■ WORK TO COMPLETE
Repeat, exactly and only, the lines from the beginning of the data through the line with "1.99e-8, 1.31e-8, 1e-10]". Pictures are left out.

--- START OF PROVIDED DATA ---

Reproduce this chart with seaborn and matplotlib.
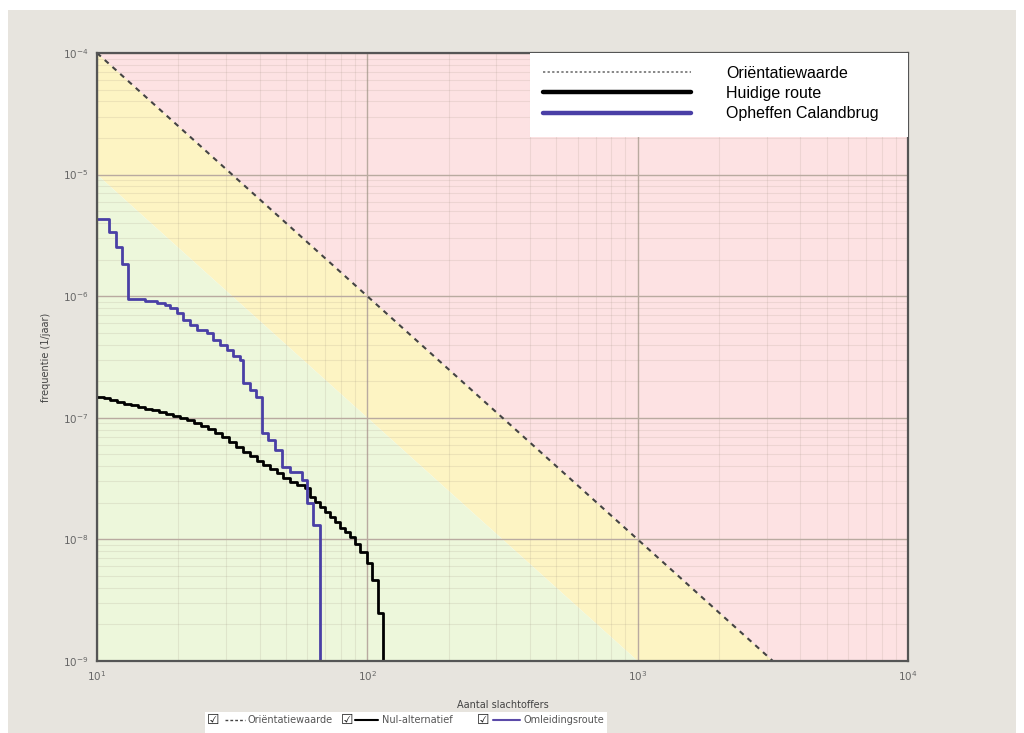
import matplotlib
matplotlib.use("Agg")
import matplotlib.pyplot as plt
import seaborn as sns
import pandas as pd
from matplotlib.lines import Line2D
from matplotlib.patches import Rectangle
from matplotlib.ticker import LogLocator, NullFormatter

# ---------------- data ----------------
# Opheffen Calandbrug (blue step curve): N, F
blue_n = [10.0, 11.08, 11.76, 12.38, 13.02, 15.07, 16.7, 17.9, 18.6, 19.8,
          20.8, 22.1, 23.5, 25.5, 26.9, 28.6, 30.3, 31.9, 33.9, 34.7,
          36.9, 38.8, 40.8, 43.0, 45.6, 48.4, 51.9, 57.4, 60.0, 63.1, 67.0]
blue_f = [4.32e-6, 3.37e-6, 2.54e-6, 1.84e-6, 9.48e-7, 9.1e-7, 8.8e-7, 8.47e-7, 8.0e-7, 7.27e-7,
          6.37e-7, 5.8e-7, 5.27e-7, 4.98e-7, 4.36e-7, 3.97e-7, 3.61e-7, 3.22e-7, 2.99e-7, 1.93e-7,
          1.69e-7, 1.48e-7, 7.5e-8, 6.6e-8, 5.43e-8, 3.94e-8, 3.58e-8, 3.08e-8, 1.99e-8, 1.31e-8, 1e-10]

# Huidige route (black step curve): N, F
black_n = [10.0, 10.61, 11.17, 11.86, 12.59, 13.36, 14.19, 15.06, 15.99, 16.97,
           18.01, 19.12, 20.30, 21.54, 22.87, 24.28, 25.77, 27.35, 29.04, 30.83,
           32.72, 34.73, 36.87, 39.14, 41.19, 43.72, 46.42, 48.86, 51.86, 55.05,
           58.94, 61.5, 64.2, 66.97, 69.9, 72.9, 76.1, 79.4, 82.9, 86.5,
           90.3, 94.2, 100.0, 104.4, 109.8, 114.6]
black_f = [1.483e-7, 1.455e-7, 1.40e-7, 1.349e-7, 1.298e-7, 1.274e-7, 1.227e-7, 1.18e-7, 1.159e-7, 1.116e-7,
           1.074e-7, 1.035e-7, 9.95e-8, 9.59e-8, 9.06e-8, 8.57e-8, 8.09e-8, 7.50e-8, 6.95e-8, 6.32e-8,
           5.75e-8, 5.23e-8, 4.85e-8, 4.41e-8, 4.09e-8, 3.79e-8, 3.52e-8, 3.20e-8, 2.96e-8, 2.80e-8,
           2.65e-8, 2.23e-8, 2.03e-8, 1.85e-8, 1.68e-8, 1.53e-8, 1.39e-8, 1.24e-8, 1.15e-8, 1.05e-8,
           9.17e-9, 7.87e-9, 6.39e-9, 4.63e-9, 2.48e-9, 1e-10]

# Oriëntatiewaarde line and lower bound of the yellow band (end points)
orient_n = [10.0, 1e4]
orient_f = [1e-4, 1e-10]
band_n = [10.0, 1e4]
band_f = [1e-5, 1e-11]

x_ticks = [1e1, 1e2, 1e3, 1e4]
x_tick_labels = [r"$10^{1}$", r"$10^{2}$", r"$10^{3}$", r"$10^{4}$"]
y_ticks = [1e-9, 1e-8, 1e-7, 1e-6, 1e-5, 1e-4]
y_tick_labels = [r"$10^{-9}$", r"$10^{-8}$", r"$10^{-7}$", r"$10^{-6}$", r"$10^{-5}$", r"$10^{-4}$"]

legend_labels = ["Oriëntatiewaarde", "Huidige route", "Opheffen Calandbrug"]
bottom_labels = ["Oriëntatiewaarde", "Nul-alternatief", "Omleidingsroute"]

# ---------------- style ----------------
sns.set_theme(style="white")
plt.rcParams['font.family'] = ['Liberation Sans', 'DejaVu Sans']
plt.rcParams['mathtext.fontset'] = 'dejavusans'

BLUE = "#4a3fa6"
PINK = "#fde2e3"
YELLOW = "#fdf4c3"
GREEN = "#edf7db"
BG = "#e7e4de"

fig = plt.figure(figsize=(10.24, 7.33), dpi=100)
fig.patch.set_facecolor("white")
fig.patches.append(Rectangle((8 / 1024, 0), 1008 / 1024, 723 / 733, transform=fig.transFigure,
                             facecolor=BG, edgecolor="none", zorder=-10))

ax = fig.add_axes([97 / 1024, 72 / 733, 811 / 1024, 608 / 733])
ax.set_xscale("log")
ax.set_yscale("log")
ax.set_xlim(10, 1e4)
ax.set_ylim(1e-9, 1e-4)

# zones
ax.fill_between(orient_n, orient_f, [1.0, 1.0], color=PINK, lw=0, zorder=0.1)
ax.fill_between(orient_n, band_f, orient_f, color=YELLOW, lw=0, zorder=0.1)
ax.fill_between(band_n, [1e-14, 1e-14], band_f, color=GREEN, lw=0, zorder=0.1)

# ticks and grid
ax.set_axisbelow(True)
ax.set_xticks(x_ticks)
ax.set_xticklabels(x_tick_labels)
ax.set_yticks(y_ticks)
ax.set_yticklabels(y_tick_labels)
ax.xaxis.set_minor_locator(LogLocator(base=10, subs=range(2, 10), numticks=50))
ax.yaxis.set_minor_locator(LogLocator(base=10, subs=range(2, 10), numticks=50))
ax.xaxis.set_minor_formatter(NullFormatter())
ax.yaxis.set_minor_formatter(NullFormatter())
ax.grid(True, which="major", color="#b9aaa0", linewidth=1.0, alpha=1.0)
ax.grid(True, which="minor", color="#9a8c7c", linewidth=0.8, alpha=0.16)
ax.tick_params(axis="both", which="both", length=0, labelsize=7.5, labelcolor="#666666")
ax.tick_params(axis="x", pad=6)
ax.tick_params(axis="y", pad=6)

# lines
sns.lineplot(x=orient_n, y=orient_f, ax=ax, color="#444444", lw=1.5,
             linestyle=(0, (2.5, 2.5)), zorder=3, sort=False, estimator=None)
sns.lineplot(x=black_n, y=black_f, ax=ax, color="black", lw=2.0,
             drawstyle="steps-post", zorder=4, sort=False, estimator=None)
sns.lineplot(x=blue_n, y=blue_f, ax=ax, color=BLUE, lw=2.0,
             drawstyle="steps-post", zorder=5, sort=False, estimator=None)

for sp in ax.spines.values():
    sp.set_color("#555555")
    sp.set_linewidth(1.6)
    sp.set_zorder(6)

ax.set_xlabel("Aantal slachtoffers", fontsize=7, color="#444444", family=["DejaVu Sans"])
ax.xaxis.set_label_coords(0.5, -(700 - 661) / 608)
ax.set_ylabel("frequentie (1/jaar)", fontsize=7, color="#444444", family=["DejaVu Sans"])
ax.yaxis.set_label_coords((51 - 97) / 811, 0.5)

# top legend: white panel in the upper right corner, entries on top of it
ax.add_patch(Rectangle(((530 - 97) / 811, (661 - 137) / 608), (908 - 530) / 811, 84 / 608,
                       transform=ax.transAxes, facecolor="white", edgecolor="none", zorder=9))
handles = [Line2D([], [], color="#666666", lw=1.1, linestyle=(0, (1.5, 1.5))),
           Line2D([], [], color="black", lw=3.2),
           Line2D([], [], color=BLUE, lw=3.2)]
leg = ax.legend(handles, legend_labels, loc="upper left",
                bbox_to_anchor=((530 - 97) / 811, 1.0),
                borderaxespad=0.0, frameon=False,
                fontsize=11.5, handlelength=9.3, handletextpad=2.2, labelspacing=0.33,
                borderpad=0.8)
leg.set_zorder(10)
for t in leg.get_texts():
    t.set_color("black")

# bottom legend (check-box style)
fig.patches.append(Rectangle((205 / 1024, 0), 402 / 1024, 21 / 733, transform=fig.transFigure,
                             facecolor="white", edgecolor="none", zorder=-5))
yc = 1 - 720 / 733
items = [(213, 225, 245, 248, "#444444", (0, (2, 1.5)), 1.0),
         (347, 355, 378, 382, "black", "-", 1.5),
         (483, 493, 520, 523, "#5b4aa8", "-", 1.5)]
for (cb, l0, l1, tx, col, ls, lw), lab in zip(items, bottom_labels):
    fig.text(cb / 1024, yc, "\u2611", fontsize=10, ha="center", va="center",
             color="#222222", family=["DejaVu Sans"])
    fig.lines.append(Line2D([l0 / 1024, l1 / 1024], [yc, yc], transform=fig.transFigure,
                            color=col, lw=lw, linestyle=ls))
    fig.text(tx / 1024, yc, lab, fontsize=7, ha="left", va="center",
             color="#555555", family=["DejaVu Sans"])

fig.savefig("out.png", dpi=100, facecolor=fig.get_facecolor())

--- END OF PROVIDED DATA ---

■ RESPONSE BELOW
Reproduce this chart with seaborn and matplotlib.
import matplotlib
matplotlib.use("Agg")
import matplotlib.pyplot as plt
import seaborn as sns
import pandas as pd
from matplotlib.lines import Line2D
from matplotlib.patches import Rectangle
from matplotlib.ticker import LogLocator, NullFormatter

# ---------------- data ----------------
# Opheffen Calandbrug (blue step curve): N, F
blue_n = [10.0, 11.08, 11.76, 12.38, 13.02, 15.07, 16.7, 17.9, 18.6, 19.8,
          20.8, 22.1, 23.5, 25.5, 26.9, 28.6, 30.3, 31.9, 33.9, 34.7,
          36.9, 38.8, 40.8, 43.0, 45.6, 48.4, 51.9, 57.4, 60.0, 63.1, 67.0]
blue_f = [4.32e-6, 3.37e-6, 2.54e-6, 1.84e-6, 9.48e-7, 9.1e-7, 8.8e-7, 8.47e-7, 8.0e-7, 7.27e-7,
          6.37e-7, 5.8e-7, 5.27e-7, 4.98e-7, 4.36e-7, 3.97e-7, 3.61e-7, 3.22e-7, 2.99e-7, 1.93e-7,
          1.69e-7, 1.48e-7, 7.5e-8, 6.6e-8, 5.43e-8, 3.94e-8, 3.58e-8, 3.08e-8, 1.99e-8, 1.31e-8, 1e-10]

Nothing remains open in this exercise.